A Systematic Investment Plan is an investment method wherein individuals can invest a specific sum every month in a mutual fund scheme. A SIP return calculator is an online tool that computes the amount a mutual fund investor will realise at the end of a certain period for a specific SIP sum. It eliminates errors common in manual calculations, as computing mutual fund returns are complicated and tricky.
Read on to learn more about SIP calculators and how these can aid your investment plans.
SIP Calculator: How It Actually Works
A SIP calculator takes into consideration the SIP sum, the investment period, and the rate of return. It is based on the compounding rate of interest formula but is slightly different as the principal sum is staggering and not lump-sum.
The formula is:
A = P × ({[1 + i] ^ n – 1} / i) × (1 + i)
Here, A = amount you will receive upon maturity;
P = SIP sum you intend to invest every month
i = rate of return
n = frequency or number of investments made
How To Use A SIP Return Calculator?
Search for “SIP return calculator” on a webpage and follow the steps mentioned below:
Enter the SIP sum, which is a fixed amount you intend to invest every month.
Enter the maturity period or investment period, which is the number of years for which you wish to continue investing the monthly sum.
Enter the estimated rate of return.
This way, you can compare various SIP sums and periods to determine the most suitable combination for your investment goals.
Here is an example to elucidate this functionality:
Suppose Mr X needs to save Rs. 15 lakhs for his child’s higher studies expenses.
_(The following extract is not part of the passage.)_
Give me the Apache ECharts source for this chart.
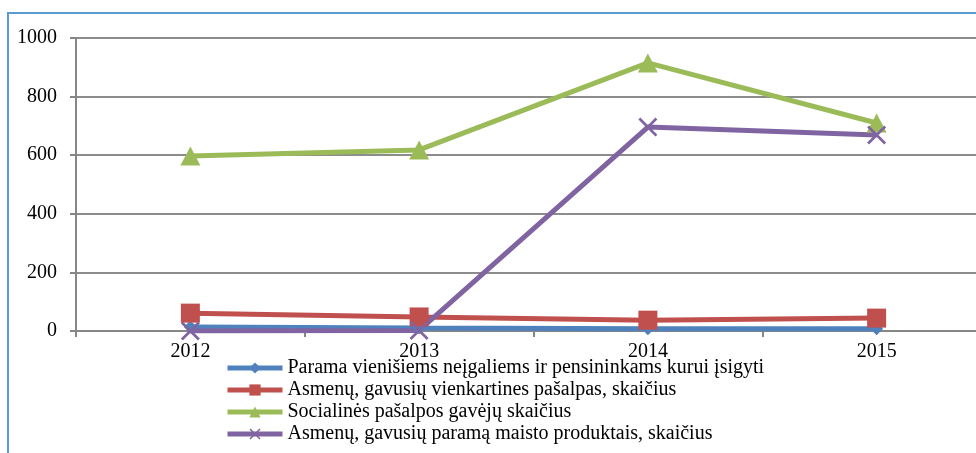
<!DOCTYPE html>
<html>
<head>
<meta charset="utf-8">
<script src="https://cdn.jsdelivr.net/npm/echarts@6/dist/echarts.min.js"></script>
<style>
  html, body { margin: 0; padding: 0; background: #fff; }
  #main { width: 976px; height: 453px; }
</style>
</head>
<body>
<div id="main"></div>
<script>
// kategorijos ir duomenys
const years = ['2012', '2013', '2014', '2015'];
const parama = [14, 10, 8, 8];
const vienkartines = [61, 48, 37, 44];
const socialines = [597, 618, 915, 710];
const maistas = [0, 2, 696, 669];
const yTicks = [0, 200, 400, 600, 800, 1000];

const names = [
  'Parama vienišiems neįgaliems ir pensininkams kurui įsigyti',
  'Asmenų, gavusių vienkartines pašalpas, skaičius',
  'Socialinės pašalpos gavėjų skaičius',
  'Asmenų, gavusių paramą maisto produktais, skaičius'
];

const serif = '"Liberation Serif", "Times New Roman", serif';
const crossPath = 'path://M0,1L1,0L10,9L9,10Z M9,0L10,1L1,10L0,9Z';

let myChart = echarts.init(document.getElementById('main'));
let option = {
  animation: false,
  textStyle: { fontFamily: serif },
  graphic: [
    {
      type: 'rect',
      shape: { x: 8, y: 13, width: 1000, height: 500 },
      style: { fill: 'none', stroke: '#5b9bd5', lineWidth: 2 },
      silent: true
    }
  ],
  grid: {
    left: 76, width: 915, top: 38, bottom: 122,
    containLabel: false, outerBoundsMode: 'none'
  },
  legend: {
    orient: 'vertical',
    left: 225,
    top: 358,
    itemGap: 2,
    itemWidth: 55,
    itemHeight: 14,
    padding: 0,
    lineStyle: { width: 5 },
    textStyle: { fontFamily: serif, fontSize: 20, lineHeight: 20, color: '#000' },
    data: names
  },
  xAxis: {
    type: 'category',
    data: years,
    boundaryGap: true,
    axisLine: { lineStyle: { color: '#868686', width: 2 } },
    axisTick: { show: true, length: 6, lineStyle: { color: '#868686', width: 2 } },
    axisLabel: { color: '#000', fontSize: 20, fontFamily: serif, margin: 11 }
  },
  yAxis: {
    type: 'value',
    min: yTicks[0],
    max: yTicks[yTicks.length - 1],
    interval: 200,
    axisLine: { show: true, lineStyle: { color: '#868686', width: 2 } },
    axisTick: { show: true, length: 6, lineStyle: { color: '#868686', width: 2 } },
    splitLine: { lineStyle: { color: '#8c8c8c', width: 2 } },
    axisLabel: { color: '#000', fontSize: 20, fontFamily: serif, margin: 19, formatter: v => String(v) }
  },
  series: [
    {
      name: names[0], type: 'line', data: parama,
      symbol: 'diamond', symbolSize: 13,
      color: '#4f81bd', lineStyle: { width: 5 }
    },
    {
      name: names[1], type: 'line', data: vienkartines,
      symbol: 'rect', symbolSize: 19,
      color: '#c0504d', lineStyle: { width: 5 }
    },
    {
      name: names[2], type: 'line', data: socialines,
      symbol: 'triangle', symbolSize: [20, 19],
      color: '#9bbb59', lineStyle: { width: 5 }
    },
    {
      name: names[3], type: 'line', data: maistas,
      symbol: crossPath, symbolSize: 19,
      color: '#8064a2', lineStyle: { width: 5 }
    }
  ]
};
myChart.setOption(option);
</script>
</body>
</html>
He plans to invest Rs. 5,000 every month in ABC mutual fund for 10 years. ABC offers an 11% return rate on average over this period. In that case, Mr X will have invested Rs. 6 lakhs by the end of the period and realised Rs. 10.85 lakhs.
He sees that the SIP sum does not meet his objective, so he raises the sum to Rs. 7,000. In that case, he will have invested Rs. 8.4 lakhs by the end of the period and realised Rs. 15.19 lakhs.
Note that a SIP return calculator provides only an estimation of the sum you will realise at the end of the investment period and that the actual sum may vary based on market conditions.
Benefits of a SIP Calculator
Although a SIP calculator does not offer accurate returns one can realise from a mutual fund scheme, it proves valuable in various other aspects, as mentioned below:
Compare Mutual Fund Schemes
Mutual fund schemes, depending on various factors like type and composition, offer varying rates of returns. Individuals can use a SIP return calculator to determine which scheme serves their investment objective ideally.
Plan Investments
As elaborated in the example above, a SIP calculator can help individuals decide how much to invest every month and for how long to reach their financial goals.
Easy to Use
Using a SIP calculator does not require any technical or financial know-how. Even novice investors can use this tool to determine their returns. Further, one can easily tweak the variables to compare different return rates, SIP sums, and tenures.
Wrapping Up
A SIP return calculator makes financial planning a lot easier and error-free. Further, it elucidates the power of compounding, helping even novice investors understand how a small change in the investment sum or tenure can affect final returns. Regardless, it’s crucial to note that a SIP calculator only provides an estimation of realised gains and also does not account for factors like expense ratio or exit load.